▶ MATERIAL:
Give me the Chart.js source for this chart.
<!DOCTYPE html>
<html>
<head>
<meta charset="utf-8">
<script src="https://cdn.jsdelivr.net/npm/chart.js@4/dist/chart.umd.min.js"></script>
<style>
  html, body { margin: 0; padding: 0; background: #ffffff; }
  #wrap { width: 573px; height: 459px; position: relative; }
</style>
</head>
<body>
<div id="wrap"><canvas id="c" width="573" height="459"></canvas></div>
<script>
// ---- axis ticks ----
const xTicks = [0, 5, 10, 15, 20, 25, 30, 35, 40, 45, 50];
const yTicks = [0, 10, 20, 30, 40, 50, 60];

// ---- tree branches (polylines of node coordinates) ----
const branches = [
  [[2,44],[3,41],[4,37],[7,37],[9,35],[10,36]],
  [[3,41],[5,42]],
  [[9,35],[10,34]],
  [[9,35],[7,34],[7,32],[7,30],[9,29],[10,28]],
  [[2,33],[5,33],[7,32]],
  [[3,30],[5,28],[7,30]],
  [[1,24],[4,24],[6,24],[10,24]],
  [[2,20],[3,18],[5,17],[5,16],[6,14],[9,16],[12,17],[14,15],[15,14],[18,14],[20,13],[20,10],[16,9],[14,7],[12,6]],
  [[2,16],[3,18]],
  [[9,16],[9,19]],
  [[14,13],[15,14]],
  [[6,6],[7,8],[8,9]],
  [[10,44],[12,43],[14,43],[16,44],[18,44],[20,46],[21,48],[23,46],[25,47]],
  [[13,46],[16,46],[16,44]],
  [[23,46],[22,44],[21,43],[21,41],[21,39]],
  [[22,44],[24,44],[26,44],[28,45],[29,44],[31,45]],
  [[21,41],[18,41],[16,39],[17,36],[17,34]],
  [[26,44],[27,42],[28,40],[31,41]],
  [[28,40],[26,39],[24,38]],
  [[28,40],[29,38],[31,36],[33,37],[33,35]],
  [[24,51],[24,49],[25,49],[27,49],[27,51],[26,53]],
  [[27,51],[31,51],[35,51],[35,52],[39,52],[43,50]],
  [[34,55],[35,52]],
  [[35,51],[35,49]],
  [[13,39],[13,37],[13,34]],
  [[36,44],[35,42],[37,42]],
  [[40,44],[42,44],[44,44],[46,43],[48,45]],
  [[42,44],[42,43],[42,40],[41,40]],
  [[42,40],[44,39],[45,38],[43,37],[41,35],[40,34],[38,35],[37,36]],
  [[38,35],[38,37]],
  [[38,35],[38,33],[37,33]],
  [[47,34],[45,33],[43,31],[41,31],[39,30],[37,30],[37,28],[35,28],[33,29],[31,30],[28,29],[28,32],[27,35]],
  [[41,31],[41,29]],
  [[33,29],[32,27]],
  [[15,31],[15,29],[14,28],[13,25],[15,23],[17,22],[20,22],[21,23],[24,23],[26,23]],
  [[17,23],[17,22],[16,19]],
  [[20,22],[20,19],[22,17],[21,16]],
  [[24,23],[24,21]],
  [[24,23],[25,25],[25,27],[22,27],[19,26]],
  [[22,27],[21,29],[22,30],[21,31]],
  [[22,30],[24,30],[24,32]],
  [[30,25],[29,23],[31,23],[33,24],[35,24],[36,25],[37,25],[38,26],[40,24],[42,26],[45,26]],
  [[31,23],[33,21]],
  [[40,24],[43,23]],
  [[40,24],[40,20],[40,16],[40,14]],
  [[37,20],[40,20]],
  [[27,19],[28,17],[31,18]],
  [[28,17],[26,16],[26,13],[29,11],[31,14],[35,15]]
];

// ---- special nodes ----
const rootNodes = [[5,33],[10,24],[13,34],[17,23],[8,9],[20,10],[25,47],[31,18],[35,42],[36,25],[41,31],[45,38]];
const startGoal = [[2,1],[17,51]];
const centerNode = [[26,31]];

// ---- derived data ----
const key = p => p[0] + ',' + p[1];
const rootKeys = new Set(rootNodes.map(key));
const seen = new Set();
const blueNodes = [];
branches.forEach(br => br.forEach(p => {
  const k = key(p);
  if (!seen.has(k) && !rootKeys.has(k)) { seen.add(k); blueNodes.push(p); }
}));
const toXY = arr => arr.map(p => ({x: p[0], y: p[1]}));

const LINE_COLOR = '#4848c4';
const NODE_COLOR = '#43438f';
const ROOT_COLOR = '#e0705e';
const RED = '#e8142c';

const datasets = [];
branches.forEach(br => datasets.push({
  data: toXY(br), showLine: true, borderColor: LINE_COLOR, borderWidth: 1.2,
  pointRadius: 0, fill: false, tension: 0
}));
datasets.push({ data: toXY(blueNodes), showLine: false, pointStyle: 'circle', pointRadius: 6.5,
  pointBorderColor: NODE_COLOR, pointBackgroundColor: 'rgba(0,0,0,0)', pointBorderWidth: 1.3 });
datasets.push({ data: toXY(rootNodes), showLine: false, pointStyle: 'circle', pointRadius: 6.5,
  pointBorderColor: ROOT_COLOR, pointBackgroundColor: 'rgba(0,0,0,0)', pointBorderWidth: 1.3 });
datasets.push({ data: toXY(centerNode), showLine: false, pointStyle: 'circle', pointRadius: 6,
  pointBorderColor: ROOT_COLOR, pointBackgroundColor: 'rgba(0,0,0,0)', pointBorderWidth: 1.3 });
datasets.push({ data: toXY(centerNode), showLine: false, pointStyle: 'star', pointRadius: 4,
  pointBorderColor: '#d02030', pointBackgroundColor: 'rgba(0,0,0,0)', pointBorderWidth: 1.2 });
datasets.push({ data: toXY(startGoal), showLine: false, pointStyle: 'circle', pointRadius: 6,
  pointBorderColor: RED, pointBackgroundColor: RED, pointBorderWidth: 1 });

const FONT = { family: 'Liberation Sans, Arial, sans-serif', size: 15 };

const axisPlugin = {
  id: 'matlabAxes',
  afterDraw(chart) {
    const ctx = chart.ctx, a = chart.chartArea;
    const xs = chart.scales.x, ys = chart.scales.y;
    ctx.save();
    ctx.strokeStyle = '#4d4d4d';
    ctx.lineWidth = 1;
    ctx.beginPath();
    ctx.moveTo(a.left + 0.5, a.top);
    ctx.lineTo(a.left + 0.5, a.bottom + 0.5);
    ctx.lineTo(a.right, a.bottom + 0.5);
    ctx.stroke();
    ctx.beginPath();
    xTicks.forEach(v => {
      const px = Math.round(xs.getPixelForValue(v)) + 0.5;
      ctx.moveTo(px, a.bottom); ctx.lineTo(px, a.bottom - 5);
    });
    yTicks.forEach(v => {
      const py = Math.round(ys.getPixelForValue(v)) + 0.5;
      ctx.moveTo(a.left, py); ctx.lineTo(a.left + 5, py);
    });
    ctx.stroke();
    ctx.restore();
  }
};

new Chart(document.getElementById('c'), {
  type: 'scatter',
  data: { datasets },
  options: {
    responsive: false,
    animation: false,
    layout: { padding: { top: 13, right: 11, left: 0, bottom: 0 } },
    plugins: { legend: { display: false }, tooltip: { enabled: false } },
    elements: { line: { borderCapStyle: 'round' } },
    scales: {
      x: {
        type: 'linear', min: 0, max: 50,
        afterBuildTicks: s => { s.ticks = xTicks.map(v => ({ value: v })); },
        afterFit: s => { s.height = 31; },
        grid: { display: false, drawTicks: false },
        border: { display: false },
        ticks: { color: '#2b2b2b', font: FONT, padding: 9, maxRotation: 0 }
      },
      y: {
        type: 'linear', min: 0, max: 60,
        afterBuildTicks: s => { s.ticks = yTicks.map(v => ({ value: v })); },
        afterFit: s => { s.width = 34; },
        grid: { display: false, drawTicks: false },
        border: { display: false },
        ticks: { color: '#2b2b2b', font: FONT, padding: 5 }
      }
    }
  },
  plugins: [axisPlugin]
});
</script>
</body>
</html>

==

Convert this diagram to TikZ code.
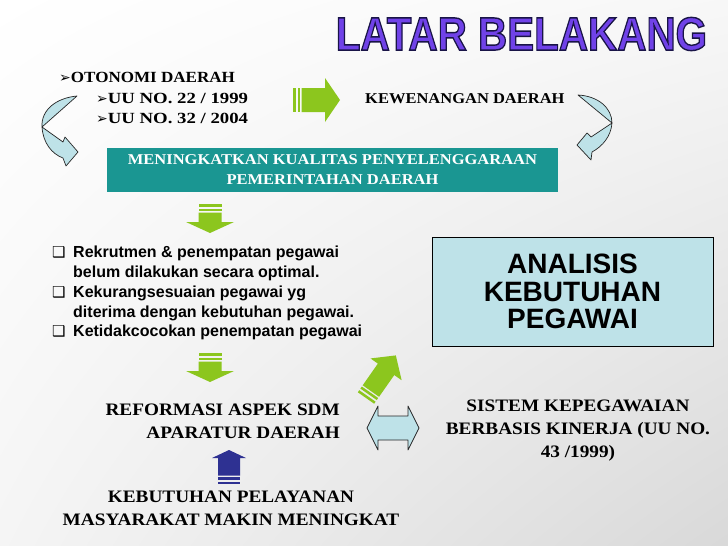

▶ AIM OF THE TASK:
Pull out each line containing the word "this" and copy it.

▶ COMPLETED EXERCISE:
Give me the Chart.js source for this chart.
Convert this diagram to TikZ code.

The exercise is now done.